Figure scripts
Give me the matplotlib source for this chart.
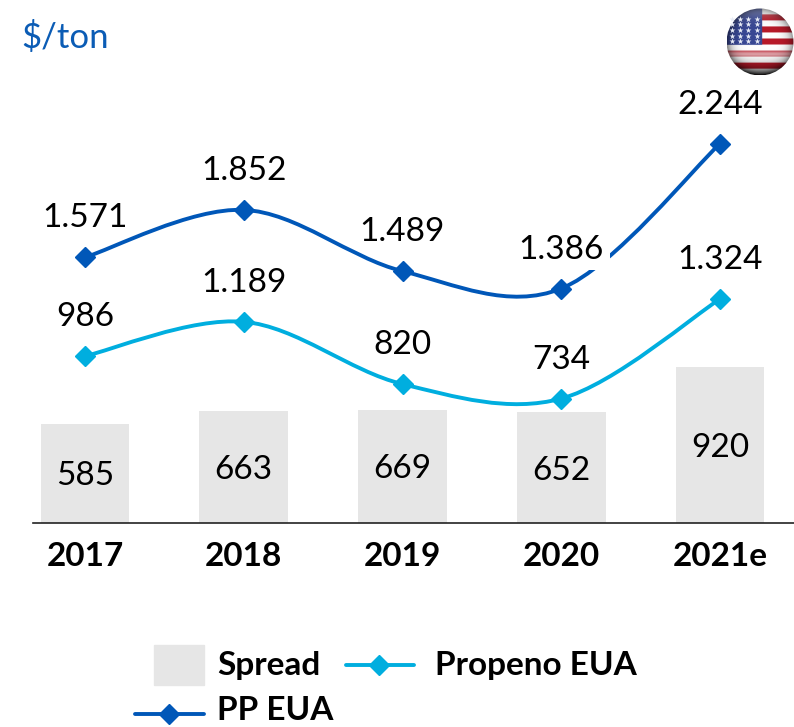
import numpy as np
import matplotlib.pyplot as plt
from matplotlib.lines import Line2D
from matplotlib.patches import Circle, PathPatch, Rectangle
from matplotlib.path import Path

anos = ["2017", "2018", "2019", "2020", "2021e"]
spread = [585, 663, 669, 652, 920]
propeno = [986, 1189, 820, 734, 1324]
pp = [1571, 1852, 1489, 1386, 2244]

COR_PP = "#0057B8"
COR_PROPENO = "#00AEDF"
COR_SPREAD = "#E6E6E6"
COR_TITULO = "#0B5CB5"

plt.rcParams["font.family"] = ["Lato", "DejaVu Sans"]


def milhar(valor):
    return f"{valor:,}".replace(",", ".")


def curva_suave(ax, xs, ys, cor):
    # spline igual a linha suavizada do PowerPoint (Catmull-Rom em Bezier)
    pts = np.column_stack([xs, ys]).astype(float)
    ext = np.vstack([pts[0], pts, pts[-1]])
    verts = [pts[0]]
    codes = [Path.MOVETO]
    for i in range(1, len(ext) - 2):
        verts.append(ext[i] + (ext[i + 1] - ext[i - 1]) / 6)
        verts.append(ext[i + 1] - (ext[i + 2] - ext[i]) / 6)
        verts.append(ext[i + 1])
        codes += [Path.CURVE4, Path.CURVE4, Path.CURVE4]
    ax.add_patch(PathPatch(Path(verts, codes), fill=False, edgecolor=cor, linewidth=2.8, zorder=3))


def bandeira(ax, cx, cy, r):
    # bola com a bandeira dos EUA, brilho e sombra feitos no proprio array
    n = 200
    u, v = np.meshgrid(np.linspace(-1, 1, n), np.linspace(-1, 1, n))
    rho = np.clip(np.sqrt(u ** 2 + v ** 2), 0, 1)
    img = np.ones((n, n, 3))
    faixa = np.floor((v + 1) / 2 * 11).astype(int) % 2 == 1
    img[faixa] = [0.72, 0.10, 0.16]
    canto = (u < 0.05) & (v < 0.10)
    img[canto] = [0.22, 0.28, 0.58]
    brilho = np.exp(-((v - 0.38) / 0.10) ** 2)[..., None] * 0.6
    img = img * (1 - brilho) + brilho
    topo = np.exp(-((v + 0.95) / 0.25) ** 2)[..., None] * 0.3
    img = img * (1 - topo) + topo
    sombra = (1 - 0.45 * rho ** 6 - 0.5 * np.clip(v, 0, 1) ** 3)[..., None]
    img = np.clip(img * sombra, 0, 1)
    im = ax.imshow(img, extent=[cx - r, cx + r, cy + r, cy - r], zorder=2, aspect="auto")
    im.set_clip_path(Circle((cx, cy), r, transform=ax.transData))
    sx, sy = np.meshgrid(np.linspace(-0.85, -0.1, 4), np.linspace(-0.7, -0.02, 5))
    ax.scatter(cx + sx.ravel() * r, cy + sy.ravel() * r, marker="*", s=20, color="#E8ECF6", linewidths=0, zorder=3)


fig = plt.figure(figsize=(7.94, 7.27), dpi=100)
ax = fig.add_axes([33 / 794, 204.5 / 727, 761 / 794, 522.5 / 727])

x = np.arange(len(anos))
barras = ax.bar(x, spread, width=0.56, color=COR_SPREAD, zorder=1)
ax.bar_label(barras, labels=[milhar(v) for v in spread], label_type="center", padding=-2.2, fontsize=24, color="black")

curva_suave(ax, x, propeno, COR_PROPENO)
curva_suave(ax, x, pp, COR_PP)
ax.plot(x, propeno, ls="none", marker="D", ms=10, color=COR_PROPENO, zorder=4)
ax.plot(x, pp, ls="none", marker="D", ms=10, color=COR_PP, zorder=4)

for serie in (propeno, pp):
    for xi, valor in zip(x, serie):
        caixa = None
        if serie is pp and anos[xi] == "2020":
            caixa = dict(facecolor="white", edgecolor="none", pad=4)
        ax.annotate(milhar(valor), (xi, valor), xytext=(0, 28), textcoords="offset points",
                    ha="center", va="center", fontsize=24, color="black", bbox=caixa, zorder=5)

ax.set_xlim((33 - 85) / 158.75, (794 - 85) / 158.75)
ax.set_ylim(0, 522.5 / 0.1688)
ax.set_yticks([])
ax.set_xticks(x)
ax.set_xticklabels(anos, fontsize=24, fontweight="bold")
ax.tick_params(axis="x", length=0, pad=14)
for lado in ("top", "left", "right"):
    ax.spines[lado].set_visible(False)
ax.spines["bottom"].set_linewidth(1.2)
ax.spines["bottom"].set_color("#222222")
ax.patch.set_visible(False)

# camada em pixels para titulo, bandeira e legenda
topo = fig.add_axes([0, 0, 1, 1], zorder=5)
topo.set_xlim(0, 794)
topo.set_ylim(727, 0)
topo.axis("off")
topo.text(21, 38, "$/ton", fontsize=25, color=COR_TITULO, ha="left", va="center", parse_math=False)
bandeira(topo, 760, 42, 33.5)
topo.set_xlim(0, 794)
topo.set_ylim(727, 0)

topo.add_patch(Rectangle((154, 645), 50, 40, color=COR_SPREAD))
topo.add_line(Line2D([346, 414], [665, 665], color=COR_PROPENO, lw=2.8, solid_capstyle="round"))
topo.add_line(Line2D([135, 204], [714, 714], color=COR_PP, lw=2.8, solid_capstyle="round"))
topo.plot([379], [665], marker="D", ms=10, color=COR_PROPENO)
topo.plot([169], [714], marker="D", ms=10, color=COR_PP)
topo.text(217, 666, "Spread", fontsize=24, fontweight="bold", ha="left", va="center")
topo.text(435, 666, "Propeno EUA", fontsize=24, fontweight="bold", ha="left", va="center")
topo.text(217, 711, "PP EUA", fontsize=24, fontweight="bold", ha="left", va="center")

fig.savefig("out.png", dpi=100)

...

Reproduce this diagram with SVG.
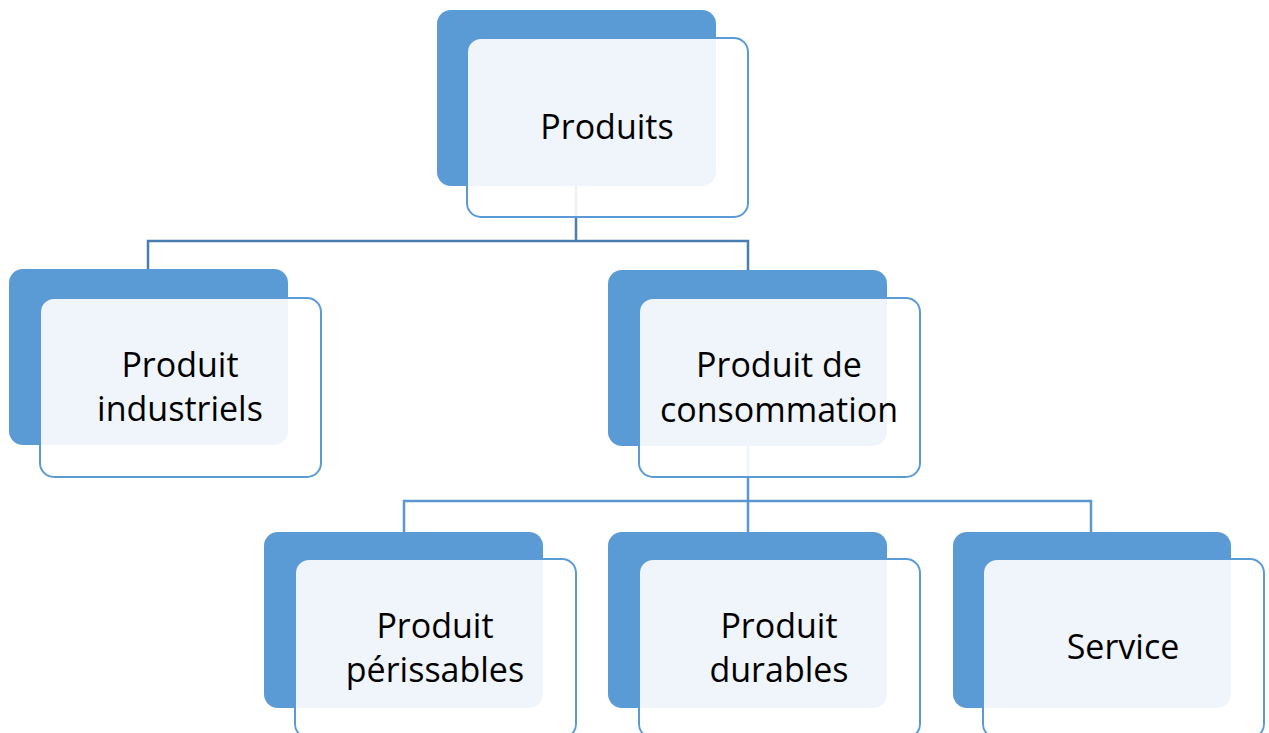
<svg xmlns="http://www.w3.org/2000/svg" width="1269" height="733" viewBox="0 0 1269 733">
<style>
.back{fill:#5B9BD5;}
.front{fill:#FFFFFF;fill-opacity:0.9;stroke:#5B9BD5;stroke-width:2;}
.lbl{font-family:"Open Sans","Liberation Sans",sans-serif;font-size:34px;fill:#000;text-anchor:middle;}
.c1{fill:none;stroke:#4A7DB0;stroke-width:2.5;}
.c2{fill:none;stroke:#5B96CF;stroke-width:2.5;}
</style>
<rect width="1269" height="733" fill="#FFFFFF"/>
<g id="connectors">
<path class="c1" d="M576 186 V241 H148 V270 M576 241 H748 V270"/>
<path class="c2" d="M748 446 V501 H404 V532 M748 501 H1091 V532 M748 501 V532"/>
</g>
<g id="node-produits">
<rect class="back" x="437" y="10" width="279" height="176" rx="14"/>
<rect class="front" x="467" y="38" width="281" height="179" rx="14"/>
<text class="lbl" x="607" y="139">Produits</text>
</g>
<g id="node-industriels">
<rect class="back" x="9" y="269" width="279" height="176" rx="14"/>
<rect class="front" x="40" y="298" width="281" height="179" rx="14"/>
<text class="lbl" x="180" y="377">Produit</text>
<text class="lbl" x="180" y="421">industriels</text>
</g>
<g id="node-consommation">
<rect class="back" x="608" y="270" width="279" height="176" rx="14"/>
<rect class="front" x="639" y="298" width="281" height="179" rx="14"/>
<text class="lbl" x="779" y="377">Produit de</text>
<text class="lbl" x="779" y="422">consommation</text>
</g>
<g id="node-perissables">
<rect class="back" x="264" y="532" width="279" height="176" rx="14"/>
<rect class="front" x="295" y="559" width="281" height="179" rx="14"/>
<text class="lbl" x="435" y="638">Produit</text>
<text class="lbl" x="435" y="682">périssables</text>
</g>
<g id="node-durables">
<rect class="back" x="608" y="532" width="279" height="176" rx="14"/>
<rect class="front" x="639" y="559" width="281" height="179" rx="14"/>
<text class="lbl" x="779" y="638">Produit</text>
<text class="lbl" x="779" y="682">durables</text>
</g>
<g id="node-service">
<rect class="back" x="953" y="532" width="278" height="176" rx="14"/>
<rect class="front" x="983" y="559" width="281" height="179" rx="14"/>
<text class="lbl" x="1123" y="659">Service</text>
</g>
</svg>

* * *

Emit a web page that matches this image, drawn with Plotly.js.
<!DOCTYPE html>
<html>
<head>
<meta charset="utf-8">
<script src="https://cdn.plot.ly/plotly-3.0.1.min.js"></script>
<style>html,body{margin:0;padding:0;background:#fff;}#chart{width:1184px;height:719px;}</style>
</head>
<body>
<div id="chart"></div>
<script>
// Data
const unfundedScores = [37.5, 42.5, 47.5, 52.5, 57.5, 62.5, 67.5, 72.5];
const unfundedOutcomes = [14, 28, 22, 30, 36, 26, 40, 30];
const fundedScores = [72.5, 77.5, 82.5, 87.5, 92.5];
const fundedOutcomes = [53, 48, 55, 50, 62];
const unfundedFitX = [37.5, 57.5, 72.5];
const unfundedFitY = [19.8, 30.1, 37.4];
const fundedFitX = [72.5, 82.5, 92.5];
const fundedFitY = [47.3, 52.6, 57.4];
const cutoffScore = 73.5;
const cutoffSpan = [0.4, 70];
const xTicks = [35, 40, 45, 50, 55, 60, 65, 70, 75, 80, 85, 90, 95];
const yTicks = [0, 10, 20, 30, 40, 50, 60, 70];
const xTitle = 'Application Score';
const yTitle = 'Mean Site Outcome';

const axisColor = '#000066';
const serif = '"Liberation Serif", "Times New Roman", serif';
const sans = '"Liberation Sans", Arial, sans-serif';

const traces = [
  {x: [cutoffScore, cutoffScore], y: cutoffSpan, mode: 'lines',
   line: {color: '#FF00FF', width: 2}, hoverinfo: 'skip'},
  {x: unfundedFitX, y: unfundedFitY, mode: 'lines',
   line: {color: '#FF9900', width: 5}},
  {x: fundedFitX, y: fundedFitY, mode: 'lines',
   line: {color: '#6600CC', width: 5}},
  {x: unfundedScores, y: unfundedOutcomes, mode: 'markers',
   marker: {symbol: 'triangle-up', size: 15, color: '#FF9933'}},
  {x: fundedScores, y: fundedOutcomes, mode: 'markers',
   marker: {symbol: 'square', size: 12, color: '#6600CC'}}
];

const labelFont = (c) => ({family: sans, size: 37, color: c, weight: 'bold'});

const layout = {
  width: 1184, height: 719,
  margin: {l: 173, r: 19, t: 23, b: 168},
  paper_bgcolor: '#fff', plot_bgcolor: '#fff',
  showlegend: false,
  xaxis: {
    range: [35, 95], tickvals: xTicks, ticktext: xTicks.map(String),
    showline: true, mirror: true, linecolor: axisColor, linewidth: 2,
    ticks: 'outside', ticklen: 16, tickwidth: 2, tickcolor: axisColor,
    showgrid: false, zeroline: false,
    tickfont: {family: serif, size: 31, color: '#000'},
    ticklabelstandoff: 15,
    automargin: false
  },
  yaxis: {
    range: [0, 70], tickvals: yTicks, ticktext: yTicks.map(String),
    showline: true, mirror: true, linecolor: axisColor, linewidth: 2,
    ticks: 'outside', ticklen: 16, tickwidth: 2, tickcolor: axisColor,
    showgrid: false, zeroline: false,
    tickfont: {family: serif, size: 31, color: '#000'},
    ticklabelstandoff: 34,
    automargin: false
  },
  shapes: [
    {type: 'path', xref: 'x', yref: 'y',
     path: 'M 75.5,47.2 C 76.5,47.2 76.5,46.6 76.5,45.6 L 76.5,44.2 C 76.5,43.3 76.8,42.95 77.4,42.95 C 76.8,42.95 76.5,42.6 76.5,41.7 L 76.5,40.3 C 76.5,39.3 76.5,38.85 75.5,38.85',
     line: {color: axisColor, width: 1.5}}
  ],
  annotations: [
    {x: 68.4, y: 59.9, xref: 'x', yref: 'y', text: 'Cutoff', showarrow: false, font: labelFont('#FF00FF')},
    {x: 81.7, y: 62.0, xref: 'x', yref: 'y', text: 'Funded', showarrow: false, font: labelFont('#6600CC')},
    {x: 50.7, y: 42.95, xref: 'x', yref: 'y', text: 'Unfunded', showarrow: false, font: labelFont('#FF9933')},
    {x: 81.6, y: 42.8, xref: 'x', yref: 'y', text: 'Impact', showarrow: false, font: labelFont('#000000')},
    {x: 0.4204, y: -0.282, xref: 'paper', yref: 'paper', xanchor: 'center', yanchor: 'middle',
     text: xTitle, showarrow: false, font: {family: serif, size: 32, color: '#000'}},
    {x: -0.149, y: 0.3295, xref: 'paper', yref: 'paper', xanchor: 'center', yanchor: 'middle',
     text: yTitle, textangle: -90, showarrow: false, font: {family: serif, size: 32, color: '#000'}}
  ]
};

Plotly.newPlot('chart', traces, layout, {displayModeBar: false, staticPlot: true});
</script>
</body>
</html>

• What you need to do
Using the entries above, extract exactly the lines from the one that contains "Give me the matplotlib source for this chart." through the one that contains "edgecolor=cor, linewidth=2.8, zorder=3))". Do not carry over any pictures.

• Response to the task
Give me the matplotlib source for this chart.
import numpy as np
import matplotlib.pyplot as plt
from matplotlib.lines import Line2D
from matplotlib.patches import Circle, PathPatch, Rectangle
from matplotlib.path import Path

anos = ["2017", "2018", "2019", "2020", "2021e"]
spread = [585, 663, 669, 652, 920]
propeno = [986, 1189, 820, 734, 1324]
pp = [1571, 1852, 1489, 1386, 2244]

COR_PP = "#0057B8"
COR_PROPENO = "#00AEDF"
COR_SPREAD = "#E6E6E6"
COR_TITULO = "#0B5CB5"

plt.rcParams["font.family"] = ["Lato", "DejaVu Sans"]


def milhar(valor):
    return f"{valor:,}".replace(",", ".")


def curva_suave(ax, xs, ys, cor):
    # spline igual a linha suavizada do PowerPoint (Catmull-Rom em Bezier)
    pts = np.column_stack([xs, ys]).astype(float)
    ext = np.vstack([pts[0], pts, pts[-1]])
    verts = [pts[0]]
    codes = [Path.MOVETO]
    for i in range(1, len(ext) - 2):
        verts.append(ext[i] + (ext[i + 1] - ext[i - 1]) / 6)
        verts.append(ext[i + 1] - (ext[i + 2] - ext[i]) / 6)
        verts.append(ext[i + 1])
        codes += [Path.CURVE4, Path.CURVE4, Path.CURVE4]
    ax.add_patch(PathPatch(Path(verts, codes), fill=False, edgecolor=cor, linewidth=2.8, zorder=3))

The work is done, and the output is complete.